一、场景复现:
1、生产环境在上线得时候,重启应用,出现如下报错
2、使用技术栈 springboot 1.5.7 dubbo 2.6.1 druid 1.1.0 …
二、问题分析
上面错误是说 拿到得数据库连接已经被关闭,这种情况一般是由于停机得时候应用里面还有请求在处理,而这些处理中得请求所需要得资源,比如依赖的某个bean已经被spring容器关闭。
三、错误复现
主要复现流程如下
1、启动zk
2、注册一个服务提供着到zk
3、注册一个服务消费者
4、通过jmeter,起N个线程发送请求,在任务处理还没完成的某个时间点,手动kill pid tomcat进程
5、观察日志输出
数据源DruidDataSource这个bean 已经被spring关闭,但我们的请求还没处理完,复现了生产报错
四、 问题定位
在springboot里面,如果使用外置容器,需要通过SpringBootServletInitializer来实现,
@Override
protected SpringApplicationBuilder configure(SpringApplicationBuilder builder) {
return builder.sources(DubboConsumerApplication.class);
}
通过跟踪源码,可以看到,这个实现默认会注册一个钩子,参见
private void refreshContext(ConfigurableApplicationContext context) {
refresh(context);
if (this.registerShutdownHook) {
try {
context.registerShutdownHook();
}
catch (AccessControlException ex) {
// Not allowed in some environments.
}
}
}
springboot里面得钩子注册
@Override
public void registerShutdownHook() {
if (this.shutdownHook == null) {
// No shutdown hook registered yet.
this.shutdownHook = new Thread() {
@Override
public void run() {
synchronized (startupShutdownMonitor) {
doClose();
}
}
};
Runtime.getRuntime().addShutdownHook(this.shutdownHook);
}
}
而dubbo也有自己的钩子实现,dubbo的钩子在AbstractConfig的静态代码块中,
static {
Runtime.getRuntime().addShutdownHook(new Thread(new Runnable() {
@Override
public void run() {
if (logger.isInfoEnabled()) {
logger.info("Run shutdown hook now.");
}
ProtocolConfig.destroyAll();
}
}, "DubboShutdownHook"));
}
JVM处理钩子类为java.lang.ApplicationShutdownHooks,当运行hook的时候,多个钩子并发执行,没有先后顺序,因为没有先后顺序,就有可能出现钩子之间得资源竞争,比如某个钩子所需要得资源被其它钩子给关闭了。
static void runHooks() {
Collection<Thread> threads;
synchronized(ApplicationShutdownHooks.class) {
threads = hooks.keySet();
hooks = null;
}
//多个钩子线程执行
for (Thread hook : threads) {
hook.start();
}
for (Thread hook : threads) {
while (true) {
try {
hook.join();
break;
} catch (InterruptedException ignored) {
}
}
}
}
目前解决这个问题的方案是:在spring关闭的时候,手动调用dubbo钩子线程执行的方法,再关闭spring管理的资源,比如bean等。
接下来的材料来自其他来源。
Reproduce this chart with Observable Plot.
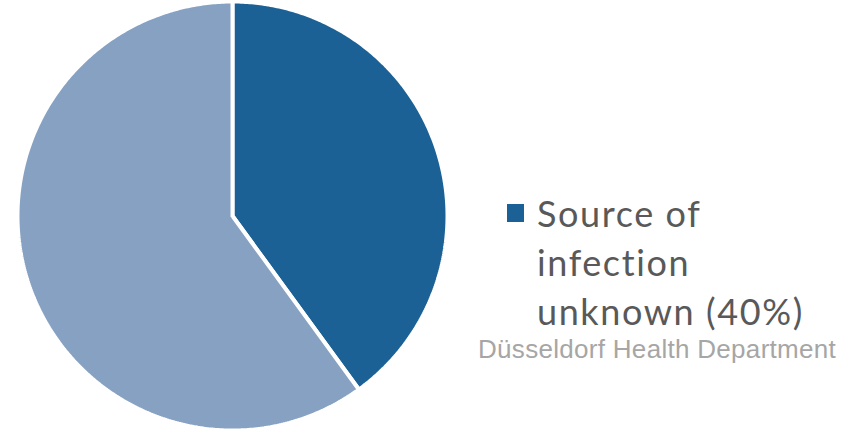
<!DOCTYPE html>
<html>
<head>
<meta charset="utf-8">
<script src="https://cdn.jsdelivr.net/npm/d3@7"></script>
<script src="https://cdn.jsdelivr.net/npm/@observablehq/plot@0.6"></script>
<style>
  html, body { margin: 0; padding: 0; background: #fff; }
  #wrap { position: relative; width: 866px; height: 430px; overflow: hidden; }
  #chart svg { display: block; }
  #legend { position: absolute; left: 507px; top: 189px; font-family: "Lato", "DejaVu Sans", sans-serif; font-size: 36px; line-height: 49px; color: #595959; letter-spacing: 1.6px; }
  #legend .sw { position: absolute; left: 0; top: 15px; width: 17px; height: 18px; }
  #legend .lbl { margin-left: 30px; width: 320px; }
  #caption { position: absolute; left: 478px; top: 334px; font-family: "Liberation Sans", Arial, sans-serif; font-size: 26px; color: #a6a6a6; white-space: nowrap; letter-spacing: 0.3px; }
</style>
</head>
<body>
<div id="wrap">
  <div id="chart"></div>
  <div id="legend"></div>
  <div id="caption"></div>
</div>
<script>
const categories = ["Source of infection unknown", "Other"];
const values = [40, 60];
const colors = ["#1b6195", "#87a1c3"];
const legendLabels = ["Source of infection unknown (40%)"];
const caption = "Düsseldorf Health Department";

// Build slice outlines from the data via d3.pie
const arcs = d3.pie().sort(null).value(d => d.value)(categories.map((c, i) => ({category: c, value: values[i]})));
const pts = [];
for (const a of arcs) {
  const n = Math.max(2, Math.ceil((a.endAngle - a.startAngle) / 0.01));
  pts.push({category: a.data.category, x: 0, y: 0});
  for (let k = 0; k <= n; k++) {
    const t = a.startAngle + (a.endAngle - a.startAngle) * k / n;
    pts.push({category: a.data.category, x: Math.sin(t), y: Math.cos(t)});
  }
  pts.push({category: a.data.category, x: 0, y: 0});
}

const plot = Plot.plot({
  width: 866,
  height: 430,
  marginLeft: 17,
  marginRight: 419,
  marginTop: 1,
  marginBottom: 0,
  x: {domain: [-1, 1], axis: null},
  y: {domain: [-1, 1], axis: null},
  color: {domain: categories, range: colors},
  marks: [
    Plot.line(pts, {x: "x", y: "y", z: "category", fill: "category", stroke: "white", strokeWidth: 4, strokeLinejoin: "miter", curve: "linear"})
  ]
});
document.getElementById("chart").appendChild(plot);

const lg = document.getElementById("legend");
lg.innerHTML = `<div class="sw" style="background:${colors[0]}"></div><div class="lbl">${legendLabels[0].replace("Source of infection", "Source of<br>infection<br>")}</div>`;
document.getElementById("caption").textContent = caption;
</script>
</body>
</html>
首先springboot的钩子线程被触发得时候,运行如下代码
protected void doClose() {
//入口处做了判断,采用CAS,即使多次执行该方法也ok
if (this.active.get() && this.closed.compareAndSet(false, true)) {
if (logger.isInfoEnabled()) {
logger.info("Closing " + this);
}
LiveBeansView.unregisterApplicationContext(this);
try {
// Publish shutdown event. spring event事件,这里发送容器关闭事件,我们可以在这里做切入
publishEvent(new ContextClosedEvent(this));
}
catch (Throwable ex) {
logger.warn("Exception thrown from ApplicationListener handling ContextClosedEvent", ex);
}
// Stop all Lifecycle beans, to avoid delays during individual destruction.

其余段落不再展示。